Information provided:

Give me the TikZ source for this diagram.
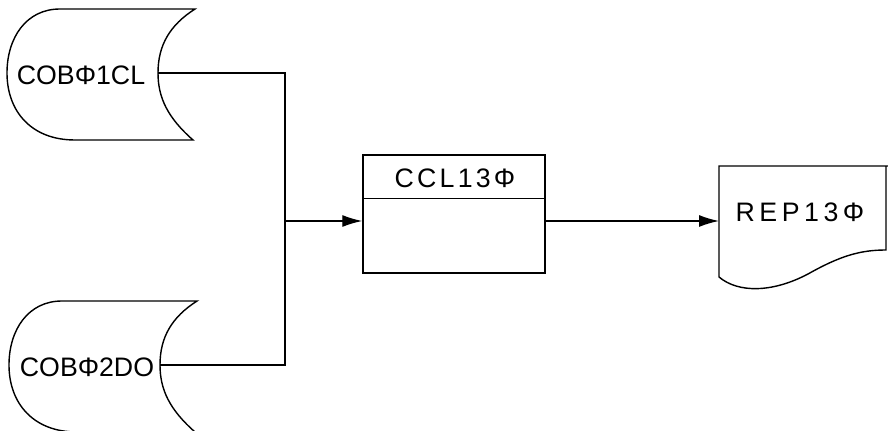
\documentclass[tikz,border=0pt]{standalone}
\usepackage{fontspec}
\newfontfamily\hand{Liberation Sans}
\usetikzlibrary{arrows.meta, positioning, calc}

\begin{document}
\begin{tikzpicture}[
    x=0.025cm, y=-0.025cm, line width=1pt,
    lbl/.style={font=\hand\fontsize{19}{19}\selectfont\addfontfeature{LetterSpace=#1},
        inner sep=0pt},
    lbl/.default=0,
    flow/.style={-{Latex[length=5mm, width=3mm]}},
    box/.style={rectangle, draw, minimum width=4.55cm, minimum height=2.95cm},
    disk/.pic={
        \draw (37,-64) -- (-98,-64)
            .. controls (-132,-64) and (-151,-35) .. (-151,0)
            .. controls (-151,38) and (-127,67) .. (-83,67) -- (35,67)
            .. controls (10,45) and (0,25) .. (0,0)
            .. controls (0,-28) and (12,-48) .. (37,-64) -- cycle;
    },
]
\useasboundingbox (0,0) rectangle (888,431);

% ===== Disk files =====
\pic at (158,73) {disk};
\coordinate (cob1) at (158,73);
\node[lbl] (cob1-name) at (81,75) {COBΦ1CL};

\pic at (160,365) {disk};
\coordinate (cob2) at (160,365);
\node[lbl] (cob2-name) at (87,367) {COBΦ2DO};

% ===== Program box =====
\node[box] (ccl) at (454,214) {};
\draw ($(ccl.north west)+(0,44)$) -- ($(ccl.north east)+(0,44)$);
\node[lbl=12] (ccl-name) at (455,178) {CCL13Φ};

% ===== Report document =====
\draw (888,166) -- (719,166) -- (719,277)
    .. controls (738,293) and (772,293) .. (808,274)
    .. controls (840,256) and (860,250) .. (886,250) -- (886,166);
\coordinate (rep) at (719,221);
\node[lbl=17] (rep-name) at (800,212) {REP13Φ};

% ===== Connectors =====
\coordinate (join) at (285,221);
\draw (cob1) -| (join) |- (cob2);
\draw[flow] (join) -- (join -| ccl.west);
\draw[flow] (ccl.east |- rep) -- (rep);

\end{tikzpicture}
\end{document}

Task description:
Omit the pictures and output all of the other material exactly.

Solution to this task:
Give me the TikZ source for this diagram.
\documentclass[tikz,border=0pt]{standalone}
\usepackage{fontspec}
\newfontfamily\hand{Liberation Sans}
\usetikzlibrary{arrows.meta, positioning, calc}

\begin{document}
\begin{tikzpicture}[
    x=0.025cm, y=-0.025cm, line width=1pt,
    lbl/.style={font=\hand\fontsize{19}{19}\selectfont\addfontfeature{LetterSpace=#1},
        inner sep=0pt},
    lbl/.default=0,
    flow/.style={-{Latex[length=5mm, width=3mm]}},
    box/.style={rectangle, draw, minimum width=4.55cm, minimum height=2.95cm},
    disk/.pic={
        \draw (37,-64) -- (-98,-64)
            .. controls (-132,-64) and (-151,-35) .. (-151,0)
            .. controls (-151,38) and (-127,67) .. (-83,67) -- (35,67)
            .. controls (10,45) and (0,25) .. (0,0)
            .. controls (0,-28) and (12,-48) .. (37,-64) -- cycle;
    },
]
\useasboundingbox (0,0) rectangle (888,431);

% ===== Disk files =====
\pic at (158,73) {disk};
\coordinate (cob1) at (158,73);
\node[lbl] (cob1-name) at (81,75) {COBΦ1CL};

\pic at (160,365) {disk};
\coordinate (cob2) at (160,365);
\node[lbl] (cob2-name) at (87,367) {COBΦ2DO};

% ===== Program box =====
\node[box] (ccl) at (454,214) {};
\draw ($(ccl.north west)+(0,44)$) -- ($(ccl.north east)+(0,44)$);
\node[lbl=12] (ccl-name) at (455,178) {CCL13Φ};

% ===== Report document =====
\draw (888,166) -- (719,166) -- (719,277)
    .. controls (738,293) and (772,293) .. (808,274)
    .. controls (840,256) and (860,250) .. (886,250) -- (886,166);
\coordinate (rep) at (719,221);
\node[lbl=17] (rep-name) at (800,212) {REP13Φ};

% ===== Connectors =====
\coordinate (join) at (285,221);
\draw (cob1) -| (join) |- (cob2);
\draw[flow] (join) -- (join -| ccl.west);
\draw[flow] (ccl.east |- rep) -- (rep);

\end{tikzpicture}
\end{document}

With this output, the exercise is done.